* What you need to do
In this exercise, return the whole listing exactly, excluding any images.
** start of Recorded data **
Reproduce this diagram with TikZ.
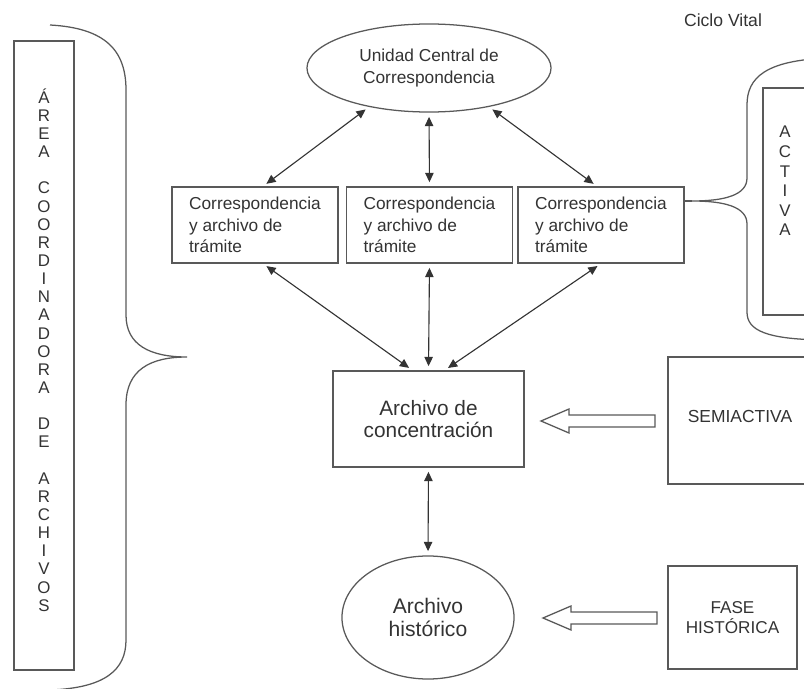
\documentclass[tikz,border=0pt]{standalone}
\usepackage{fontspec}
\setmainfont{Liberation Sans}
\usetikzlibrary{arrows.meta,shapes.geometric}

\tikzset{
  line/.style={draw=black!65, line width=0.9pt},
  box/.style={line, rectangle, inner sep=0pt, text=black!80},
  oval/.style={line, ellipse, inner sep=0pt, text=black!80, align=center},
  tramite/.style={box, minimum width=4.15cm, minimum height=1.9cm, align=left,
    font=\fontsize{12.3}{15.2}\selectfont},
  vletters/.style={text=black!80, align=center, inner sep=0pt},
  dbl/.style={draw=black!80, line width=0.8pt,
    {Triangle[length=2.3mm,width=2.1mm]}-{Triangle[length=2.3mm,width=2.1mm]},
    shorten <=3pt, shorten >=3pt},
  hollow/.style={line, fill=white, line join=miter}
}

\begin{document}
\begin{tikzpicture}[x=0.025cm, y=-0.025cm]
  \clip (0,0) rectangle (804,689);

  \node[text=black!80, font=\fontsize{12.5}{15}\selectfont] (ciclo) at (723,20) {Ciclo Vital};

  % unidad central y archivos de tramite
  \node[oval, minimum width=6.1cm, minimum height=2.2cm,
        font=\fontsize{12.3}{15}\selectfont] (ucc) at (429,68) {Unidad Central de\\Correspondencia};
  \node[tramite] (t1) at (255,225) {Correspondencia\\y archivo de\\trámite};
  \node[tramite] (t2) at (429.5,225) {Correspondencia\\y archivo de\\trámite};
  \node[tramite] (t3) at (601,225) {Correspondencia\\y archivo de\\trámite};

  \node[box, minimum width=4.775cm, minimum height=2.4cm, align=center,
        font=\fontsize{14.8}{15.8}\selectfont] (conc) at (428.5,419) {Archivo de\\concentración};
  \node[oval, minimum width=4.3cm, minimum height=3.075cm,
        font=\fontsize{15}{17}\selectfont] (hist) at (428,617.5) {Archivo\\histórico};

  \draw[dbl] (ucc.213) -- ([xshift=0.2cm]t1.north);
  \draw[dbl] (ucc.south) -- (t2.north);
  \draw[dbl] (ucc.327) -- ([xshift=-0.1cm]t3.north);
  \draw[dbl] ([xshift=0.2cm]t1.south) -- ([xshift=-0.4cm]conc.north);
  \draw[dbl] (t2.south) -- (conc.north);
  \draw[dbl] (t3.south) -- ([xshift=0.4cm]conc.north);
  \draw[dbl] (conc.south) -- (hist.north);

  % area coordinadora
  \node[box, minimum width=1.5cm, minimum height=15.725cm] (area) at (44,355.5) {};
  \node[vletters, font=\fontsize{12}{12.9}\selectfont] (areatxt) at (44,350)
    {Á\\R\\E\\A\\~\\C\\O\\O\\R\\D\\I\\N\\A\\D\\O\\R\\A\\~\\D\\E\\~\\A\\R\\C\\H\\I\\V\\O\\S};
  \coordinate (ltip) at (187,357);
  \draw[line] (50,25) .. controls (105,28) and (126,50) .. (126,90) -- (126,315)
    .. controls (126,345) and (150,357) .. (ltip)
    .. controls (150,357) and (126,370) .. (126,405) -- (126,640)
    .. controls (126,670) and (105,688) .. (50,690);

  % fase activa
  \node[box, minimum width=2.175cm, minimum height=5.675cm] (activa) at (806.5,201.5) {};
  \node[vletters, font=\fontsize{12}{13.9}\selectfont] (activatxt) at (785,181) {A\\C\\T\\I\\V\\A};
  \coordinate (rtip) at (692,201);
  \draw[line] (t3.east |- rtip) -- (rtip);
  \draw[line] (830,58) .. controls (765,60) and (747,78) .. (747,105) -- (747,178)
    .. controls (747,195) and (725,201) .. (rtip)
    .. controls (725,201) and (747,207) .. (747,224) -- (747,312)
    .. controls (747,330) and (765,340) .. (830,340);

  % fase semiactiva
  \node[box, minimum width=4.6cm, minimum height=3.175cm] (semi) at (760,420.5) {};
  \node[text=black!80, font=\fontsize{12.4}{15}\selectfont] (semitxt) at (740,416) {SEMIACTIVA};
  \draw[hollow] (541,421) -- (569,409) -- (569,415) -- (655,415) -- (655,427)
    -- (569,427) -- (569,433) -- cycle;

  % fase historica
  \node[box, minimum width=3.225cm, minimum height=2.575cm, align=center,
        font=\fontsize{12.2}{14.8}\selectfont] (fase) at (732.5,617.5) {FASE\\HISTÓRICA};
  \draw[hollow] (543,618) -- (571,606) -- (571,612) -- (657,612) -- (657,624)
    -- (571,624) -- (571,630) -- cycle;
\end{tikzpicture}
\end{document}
** end of Recorded data **
* Result of this task
Reproduce this diagram with TikZ.
\documentclass[tikz,border=0pt]{standalone}
\usepackage{fontspec}
\setmainfont{Liberation Sans}
\usetikzlibrary{arrows.meta,shapes.geometric}

\tikzset{
  line/.style={draw=black!65, line width=0.9pt},
  box/.style={line, rectangle, inner sep=0pt, text=black!80},
  oval/.style={line, ellipse, inner sep=0pt, text=black!80, align=center},
  tramite/.style={box, minimum width=4.15cm, minimum height=1.9cm, align=left,
    font=\fontsize{12.3}{15.2}\selectfont},
  vletters/.style={text=black!80, align=center, inner sep=0pt},
  dbl/.style={draw=black!80, line width=0.8pt,
    {Triangle[length=2.3mm,width=2.1mm]}-{Triangle[length=2.3mm,width=2.1mm]},
    shorten <=3pt, shorten >=3pt},
  hollow/.style={line, fill=white, line join=miter}
}

\begin{document}
\begin{tikzpicture}[x=0.025cm, y=-0.025cm]
  \clip (0,0) rectangle (804,689);

  \node[text=black!80, font=\fontsize{12.5}{15}\selectfont] (ciclo) at (723,20) {Ciclo Vital};

  % unidad central y archivos de tramite
  \node[oval, minimum width=6.1cm, minimum height=2.2cm,
        font=\fontsize{12.3}{15}\selectfont] (ucc) at (429,68) {Unidad Central de\\Correspondencia};
  \node[tramite] (t1) at (255,225) {Correspondencia\\y archivo de\\trámite};
  \node[tramite] (t2) at (429.5,225) {Correspondencia\\y archivo de\\trámite};
  \node[tramite] (t3) at (601,225) {Correspondencia\\y archivo de\\trámite};

  \node[box, minimum width=4.775cm, minimum height=2.4cm, align=center,
        font=\fontsize{14.8}{15.8}\selectfont] (conc) at (428.5,419) {Archivo de\\concentración};
  \node[oval, minimum width=4.3cm, minimum height=3.075cm,
        font=\fontsize{15}{17}\selectfont] (hist) at (428,617.5) {Archivo\\histórico};

  \draw[dbl] (ucc.213) -- ([xshift=0.2cm]t1.north);
  \draw[dbl] (ucc.south) -- (t2.north);
  \draw[dbl] (ucc.327) -- ([xshift=-0.1cm]t3.north);
  \draw[dbl] ([xshift=0.2cm]t1.south) -- ([xshift=-0.4cm]conc.north);
  \draw[dbl] (t2.south) -- (conc.north);
  \draw[dbl] (t3.south) -- ([xshift=0.4cm]conc.north);
  \draw[dbl] (conc.south) -- (hist.north);

  % area coordinadora
  \node[box, minimum width=1.5cm, minimum height=15.725cm] (area) at (44,355.5) {};
  \node[vletters, font=\fontsize{12}{12.9}\selectfont] (areatxt) at (44,350)
    {Á\\R\\E\\A\\~\\C\\O\\O\\R\\D\\I\\N\\A\\D\\O\\R\\A\\~\\D\\E\\~\\A\\R\\C\\H\\I\\V\\O\\S};
  \coordinate (ltip) at (187,357);
  \draw[line] (50,25) .. controls (105,28) and (126,50) .. (126,90) -- (126,315)
    .. controls (126,345) and (150,357) .. (ltip)
    .. controls (150,357) and (126,370) .. (126,405) -- (126,640)
    .. controls (126,670) and (105,688) .. (50,690);

  % fase activa
  \node[box, minimum width=2.175cm, minimum height=5.675cm] (activa) at (806.5,201.5) {};
  \node[vletters, font=\fontsize{12}{13.9}\selectfont] (activatxt) at (785,181) {A\\C\\T\\I\\V\\A};
  \coordinate (rtip) at (692,201);
  \draw[line] (t3.east |- rtip) -- (rtip);
  \draw[line] (830,58) .. controls (765,60) and (747,78) .. (747,105) -- (747,178)
    .. controls (747,195) and (725,201) .. (rtip)
    .. controls (725,201) and (747,207) .. (747,224) -- (747,312)
    .. controls (747,330) and (765,340) .. (830,340);

  % fase semiactiva
  \node[box, minimum width=4.6cm, minimum height=3.175cm] (semi) at (760,420.5) {};
  \node[text=black!80, font=\fontsize{12.4}{15}\selectfont] (semitxt) at (740,416) {SEMIACTIVA};
  \draw[hollow] (541,421) -- (569,409) -- (569,415) -- (655,415) -- (655,427)
    -- (569,427) -- (569,433) -- cycle;

  % fase historica
  \node[box, minimum width=3.225cm, minimum height=2.575cm, align=center,
        font=\fontsize{12.2}{14.8}\selectfont] (fase) at (732.5,617.5) {FASE\\HISTÓRICA};
  \draw[hollow] (543,618) -- (571,606) -- (571,612) -- (657,612) -- (657,624)
    -- (571,624) -- (571,630) -- cycle;
\end{tikzpicture}
\end{document}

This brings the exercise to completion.